The use case for teaching involve using it an interactive presentation device, essentially a replacement for the laptop. One issue that the paper raises is how to compare the effectiveness of such a device with more traditional white- or black-board based instruction. While a computer may be effective for presenting prepared materials, more improvisational styles of presentation may be more effective on larger boards.
For students, the paper identifies recording, note-taking, and multi-tasking as the key aspects; of these note-taking is the only tablet-specific criterion. Here the advantage of the tablet over a laptop seems to be the ability to make free-form marks (drawing, annotating, etc.) although for many such operations a stylus is essential.
The devise summary at the end doesn’t identify a clear winner (which is not hugely surprising given that one of the devices is not currently available). The iPad is dinged for not having easy projection capabilities, and for the app-centered interaction model that may require considerable switching during the course of a presentation. For student-to-student interaction, the iPad does not offer great file-sharing capabilities (other than shoving documents through e-mail).
Since the Adam device is currently still in the realm of myth, not much can be said about it specifically. On the other hand, since it is an Android platform, some of the characteristics are predictable. It will be interesting to see if its somewhat more open application architecture and simpler approval process will result in more education-related applications being developed.
The older tablet PC fared worst among the lot, mostly due to its weight and older networking capabilities. Of these weight is the more inherent limitation; newer tablets have all of the networking capabilities of modern computers. A more significant limitation at the moment is the lack of an appropriate application suite to take advantage of its form factor.
While this paper could have done a better job comparing the existing devices, it is still a useful data point and a helpful literature review. It’s particularly interesting to see that the Kindle and other similar devices, as their specialization for linear reading makes them inappropriate for educational applications.

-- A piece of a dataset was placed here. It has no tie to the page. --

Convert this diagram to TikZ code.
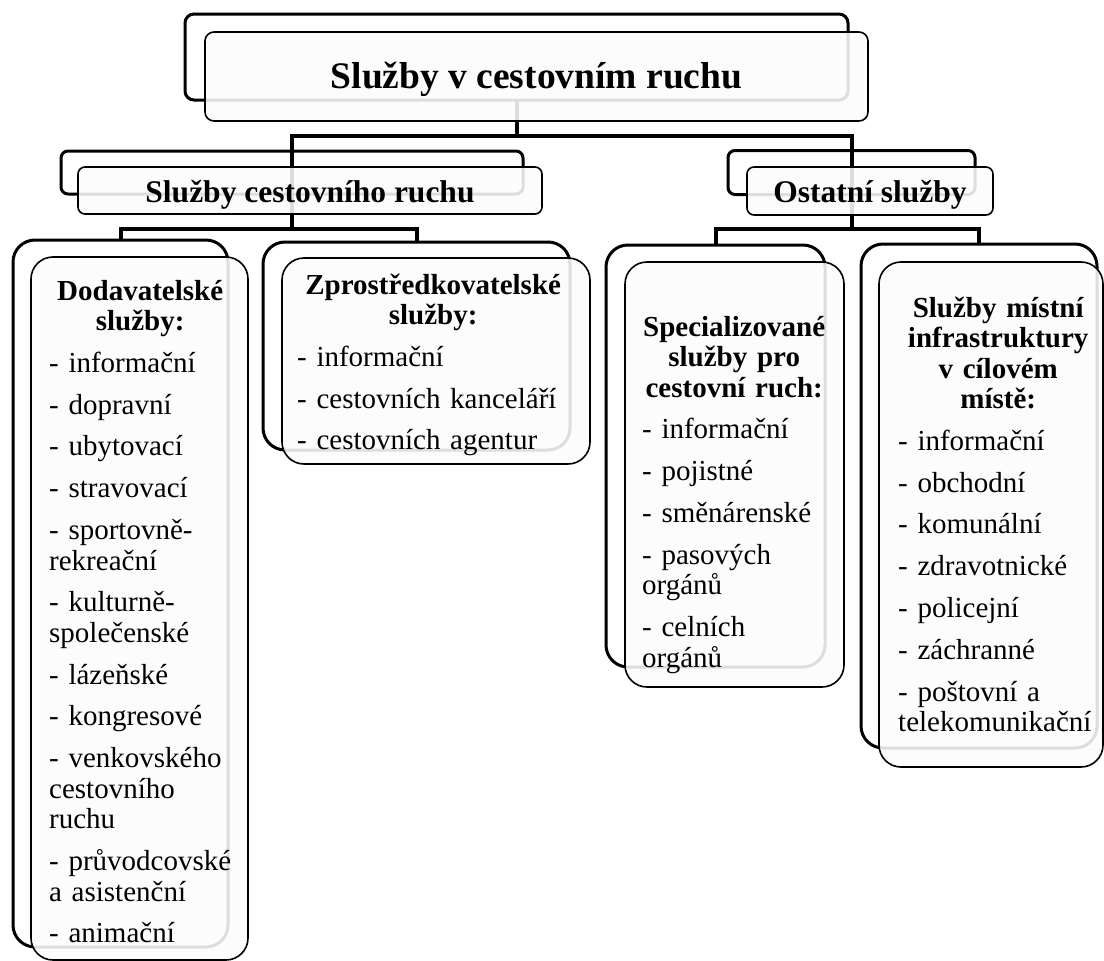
\documentclass[tikz,border=0pt]{standalone}
\usepackage{fontspec}
\setmainfont{Liberation Serif}
\begin{document}
\begin{tikzpicture}[x=1pt,y=-1pt,
  back/.style={draw=black, line width=3pt, rounded corners=#1, inner sep=0pt, outer sep=0pt, shape=rectangle},
  back/.default=22pt,
  front/.style={draw=black, line width=1.6pt, fill=white!99!black, fill opacity=0.88, rounded corners=#1, inner sep=0pt, outer sep=0pt, shape=rectangle},
  front/.default=22pt,
  conn/.style={line width=4pt, draw=black},
  ttl/.style={anchor=base, inner sep=0pt, font=\fontsize{37.5}{40}\selectfont\bfseries},
  sub/.style={anchor=base, inner sep=0pt, font=\fontsize{31.5}{34}\selectfont\bfseries},
  body/.style={anchor=base west, inner sep=0pt, text width=#1, font=\fontsize{29}{30.5}\selectfont}
]
\useasboundingbox (0,0) rectangle (1104,961);

% back frames
\node[back=9pt, minimum width=663pt, minimum height=86pt] (b0) at (516.5,57) {};
\node[back=7pt, minimum width=462pt, minimum height=43pt] (b1) at (292,172.5) {};
\node[back=7pt, minimum width=247pt, minimum height=44pt] (b2) at (851.5,172.5) {};
\node[back, minimum width=215pt, minimum height=707pt] (b3) at (120.5,593.5) {};
\node[back, minimum width=307pt, minimum height=208pt] (b4) at (416.5,346) {};
\node[back, minimum width=219pt, minimum height=422pt] (b5) at (715.5,456) {};
\node[back, minimum width=236pt, minimum height=504pt] (b6) at (979,496) {};

% connectors
\coordinate (bus1) at (516.5,136);
\coordinate (busL) at (292,229);
\coordinate (busR) at (851.5,229);
\draw[conn] (b0.south) -- (bus1);
\draw[conn] (b1.north) |- (bus1) -| (b2.north);
\draw[conn] (b1.north) -- (busL);
\draw[conn] (b2.north) -- (busR);
\draw[conn] (b3.north) |- (busL) -| (b4.north);
\draw[conn] (b5.north) |- (busR) -| (b6.north);

% front boxes
\node[front=9pt, minimum width=663pt, minimum height=89pt] (f0) at (536.5,76.5) {};
\node[front=7pt, minimum width=464pt, minimum height=47pt] (f1) at (310,190.5) {};
\node[front=7pt, minimum width=246pt, minimum height=48pt] (f2) at (870,191) {};
\node[front, minimum width=217pt, minimum height=703pt] (f3) at (139.5,608.5) {};
\node[front, minimum width=308pt, minimum height=206pt] (f4) at (436,361) {};
\node[front, minimum width=219pt, minimum height=425pt] (f5) at (734.5,474.5) {};
\node[front, minimum width=224pt, minimum height=505pt] (f6) at (991,514.5) {};

% texts
\node[ttl] (t0) at (536.5,88) {Služby v cestovním ruchu};
\node[sub] (t1) at (310,202) {Služby cestovního ruchu};
\node[sub] (t2) at (870,202) {Ostatní služby};

\node[body=196pt] (t3) at (49,300) {\setlength{\parskip}{11.3pt}\raggedright\hyphenpenalty=10000
{\centering\advance\rightskip 14pt\bfseries Dodavatelské\\ služby:\par}
- informační\par
- dopravní\par
- ubytovací\par
- stravovací\par
- sportovně-\\rekreační\par
- kulturně-\\společenské\par
- lázeňské\par
- kongresové\par
- venkovského\\cestovního\\ruchu\par
- průvodcovské\\a asistenční\par
- animační};

\node[body=276pt] (t4) at (297,294) {\setlength{\parskip}{11.3pt}\raggedright\hyphenpenalty=10000
{\centering\advance\rightskip 4pt\bfseries Zprostředkovatelské\\ služby:\par}
- informační\par
- cestovních kanceláří\par
- cestovních agentur};

\node[body=190pt] (t5) at (642,336) {\setlength{\parskip}{11.3pt}\raggedright\hyphenpenalty=10000
{\centering\advance\rightskip 6pt\bfseries Specializované\\ služby pro\\ cestovní ruch:\par}
- informační\par
- pojistné\par
- směnárenské\par
- pasových\\orgánů\par
- celních\\orgánů};

\node[body=204pt] (t6) at (898,317) {\setlength{\parskip}{11.3pt}\raggedright\hyphenpenalty=10000
{\centering\advance\rightskip 4pt\bfseries Služby místní\\ infrastruktury\\ v cílovém\\ místě:\par}
- informační\par
- obchodní\par
- komunální\par
- zdravotnické\par
- policejní\par
- záchranné\par
- poštovní a\\telekomunikační};
\end{tikzpicture}
\end{document}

Finally, it’s great to see these kinds of papers coming out of student conferences and class projects. This not only exposes students to the academic publishing and review process, but also exposes their ideas to people who would otherwise never get a chance to learn what’s happening in university programs. I enjoyed attending similar presentations at Stanford and UC Berkeley earlier this year, and encourage other programs to set up similar venues for reporting and discussing students’ work.